IB Program at ØIS: An opportunity to be successful and happy at school
Østerbro International School (ØIS) has been recently authorised to offer the International Baccalaureate (IB) to children in its primary years program (PYP – ages 3-12), thus making it only the second school in Denmark to be fully IB-certified.
The Copenhagen Post Weekly has duly caught up with the head of the school, Nedzat Asanovski (NA), and the co-ordinators of the PYP, Elizabeth Toran (ET) and Stef Fleet (SF), to learn more about the benefits of the IB Program and the school’s plans for the future.
ØIS has been recently fully authorised to offer the IB to all its students. What criteria did the school have to satisfy to pass the accreditation process?
ET: Throughout our two-year candidacy for the PYP, we aimed to adhere to very specific requirements set forth by the IB organisation. These requirements concentrate on the philosophy, organisation and curriculum as a means to improve the program as a whole. Following the candidacy period, we supplied documentation and evidence that all areas of the program had been implemented. A visiting team then came to the school to meet the management, teachers, students and parents, and it was very successful. Everyone has worked so hard, and we feel very proud of this long-awaited success.
How is the program going to impact on current students?
ET: The IB Program has already impacted on our school in a big way. The most valuable and visible aspect of the program is its focus on the student as a whole. The program attends to the fact that each learner is different. We can see the amazing impact this has on our students, as it gives all the students the opportunity to be successful and happy at school. The program teaches children to be open-minded, balanced and principled, and we can see this in practice in their everyday lives at school.
Do you expect more parents will be interested in enrolling their kids with øIS because it is now an IB World school?
NA: Families can find it difficult transitioning between primary, secondary and diploma levels if they have to move school. There can be school culture challenges, curriculum differences, changes in services and other factors. Because we are now authorised to offer the IB Program for every educational stage from the age of 3 to 18, parents can enrol their child knowing we are fully aligned to one educational program. The program creates clear pathways for students when they transition between divisions and connects strongly to other IB schools.
Do you have the capacity to accept more new students?
NA: Our school expands significantly each year, including an increase of 150 students last year when we moved to the new school location in Hellerup. We are still able to accept more students thanks to the larger, more modern facilities at the new building. We know that there is a shortage of international school placements in Copenhagen, and we want to help those new families.

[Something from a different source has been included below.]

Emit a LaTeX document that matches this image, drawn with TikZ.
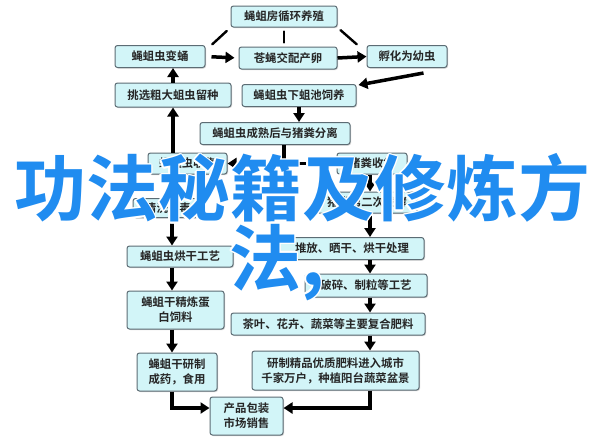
\documentclass[tikz,border=0pt]{standalone}
\usepackage{fontspec}
\newfontfamily\cjk{Noto Sans CJK SC}[BoldFont={Noto Sans CJK SC Bold}]
\usepackage{contour}
\contourlength{1.4pt}
\usetikzlibrary{arrows.meta,shadows}
\definecolor{boxfill}{RGB}{210,245,248}
\definecolor{boxline}{RGB}{92,108,116}
\definecolor{markblue}{RGB}{32,140,240}
\begin{document}
\begin{tikzpicture}[x=1pt, y=-1pt, font=\cjk\bfseries\fontsize{11.4}{15}\selectfont, >={Triangle[length=9pt,width=11pt]},
  box/.style={draw=boxline, line width=1pt, fill=boxfill, rounded corners=2.5pt, inner sep=0pt, align=center,
    text=black!85, minimum height=22pt, drop shadow={shadow xshift=1pt, shadow yshift=-1pt, opacity=.35}},
  flow/.style={->, line width=3.5pt},
  link/.style={line width=2.4pt, line cap=round},
  watermark/.style={text=markblue, inner sep=0pt, font=\cjk\bfseries\fontsize{72}{76}\selectfont}]
\fill[white] (0,0) rectangle (604,445);
\useasboundingbox (0,0) rectangle (604,445);
\coordinate (lcol) at (172,0);
\coordinate (rcol) at (370,0);
\coordinate (bot) at (0,408);
\coordinate (fen) at (284,163.5);
% top loop
\node[box, minimum width=106pt, minimum height=21pt] (yang) at (284,16.5) {蝇蛆房循环养殖};
\node[box, minimum width=90pt] (yong) at (160,56.5) {蝇蛆虫变蛹};
\node[box, minimum width=98pt] (luan) at (288,58) {苍蝇交配产卵};
\node[box, minimum width=80pt] (fuhua) at (407,56.5) {孵化为幼虫};
\node[box, minimum width=116pt, minimum height=24pt] (liuzhong) at (173,95) {挑选粗大蛆虫留种};
\node[box, minimum width=114pt] (siyang) at (299,95.5) {蝇蛆虫下蛆池饲养};
\node[box, minimum width=150pt] (fenli) at (275,133.5) {蝇蛆虫成熟后与猪粪分离};
% left column
\node[box, minimum width=79pt, minimum height=21pt] (shouji) at (187.5,163.5) {蝇蛆虫收集};
\node[box, minimum width=70pt, minimum height=19pt] (xiaodu) at (168,208) {清洗消毒};
\node[box, minimum width=106pt, minimum height=21pt] (honggan) at (180,256.5) {蝇蛆虫烘干工艺};
\node[box, minimum width=97pt, minimum height=38pt] (siliao) at (175.5,310) {蝇蛆干精炼蛋\\白饲料};
\node[box, minimum width=80pt, minimum height=38pt] (zhiyao) at (177,372) {蝇蛆干研制\\成药，食用};
% right column
\node[box, minimum width=70pt, minimum height=21pt] (fenji) at (372,163.5) {猪粪收集};
\node[box, minimum width=100pt, minimum height=21pt] (fajiao) at (367,202.5) {猪粪第二次发酵};
\node[box, minimum width=144pt] (duifang) at (352,248.5) {堆放、晒干、烘干处理};
\node[box, minimum width=122pt, minimum height=23pt] (posui) at (366,285.5) {破碎、制粒等工艺};
\node[box, minimum width=194pt] (feiliao) at (328,324) {茶叶、花卉、蔬菜等主要复合肥料};
\node[box, minimum width=167pt, minimum height=39pt] (chengshi) at (335.5,370.5) {研制精品优质肥料进入城市\\千家万户，种植阳台蔬菜盆景};
\node[box, minimum width=73pt, minimum height=38pt] (xiaoshou) at (246.5,416) {产品包装\\市场销售};
% connectors
\draw[link, shorten <=5pt, shorten >=1pt] (yang.south west) -- ([xshift=6pt]yong.north east);
\draw[link, shorten <=4pt, shorten >=4pt] (yang.south) -- (yang.south |- luan.north);
\draw[link, shorten <=4pt, shorten >=1pt] (yang.south east) -- ([xshift=-9pt]fuhua.north west);
\draw[flow, shorten <=6pt, shorten >=4pt] (yong.east) -- (luan.west);
\draw[flow] (luan.east) -- (fuhua.west);
\draw[flow] ([xshift=-24pt, yshift=-5pt]fuhua.south east) -- ([xshift=2pt, yshift=-1pt]siyang.north east);
\draw[flow] (liuzhong.north) -- (liuzhong.north |- yong.south);
\draw[flow, line width=4.5pt] (liuzhong.south |- shouji.north) -- (liuzhong.south);
\draw[flow] (siyang.south) -- (siyang.south |- fenli.north);
\draw[line width=3.5pt] (fen |- fenli.south) -- (fen);
\draw[flow] (fen) -- (shouji.east);
\draw[flow] (fen) -- (fenji.west);
\foreach \a/\b in {shouji/xiaodu, xiaodu/honggan, honggan/siliao, siliao/zhiyao}
  \draw[flow] (\a.south -| lcol) -- (\b.north -| lcol);
\foreach \a/\b in {fenji/fajiao, fajiao/duifang, duifang/posui, posui/feiliao, feiliao/chengshi}
  \draw[flow] (\a.south -| rcol) -- (\b.north -| rcol);
\draw[flow] (zhiyao.south -| lcol) -- (bot -| lcol) -- (bot -| xiaoshou.west);
\draw[flow] (chengshi.south -| rcol) -- (bot -| rcol) -- (bot -| xiaoshou.east);
% overlay title
\node[watermark] (title) at (302,189) {\contour{white}{功法秘籍及修炼方}};
\node[watermark, anchor=west] (title2) at (229,263) {\contour{white}{法,}};
\end{tikzpicture}
\end{document}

What are the main benefits of offering the IB Program to children from the age of 3-4?
SF: Our pre-kindergarten program is an exciting new addition to the PYP division. These young children, guided by passionate, experienced teachers, are able to have a ‘big school’ experience with inquiry-based learning. The learning environment is heavily play-based, but also carefully guides them towards greater independence, critical thinking skills, and preparation for the rest of the PYP program.
Last summer ØIS moved to a bigger campus and opened a high school. How has this expansion reflected on the day-to-day life of the students and teachers?
SF: The children were extremely excited to settle into their new home! They are enjoying the more modern environment, larger rooms and larger playground. The teachers also seem very happy, and our collaborative approach ensures that we don’t lose touch with each other. I get the sense that students and teachers managed to keep the ‘togetherness’ spirit when we moved, so I think that was the greatest success.
ØIS has come a long way since 2009 when the school first opened. What is your vision for the future?
NA: Our initial vision for the school was always to have three authorised, fully-fledged programs. Now that we have achieved that, we have new goals. We want to deeply explore what is 21st century education. We want teachers to continuously improve student achievement through inquiry-based learning. We want students to use technology effectively, healthily and purposefully. We want to adapt our curricula more deeply to local and global needs. Most importantly, we want to maintain our core values of trust and respect and look towards the ultimate signal of success: happy students.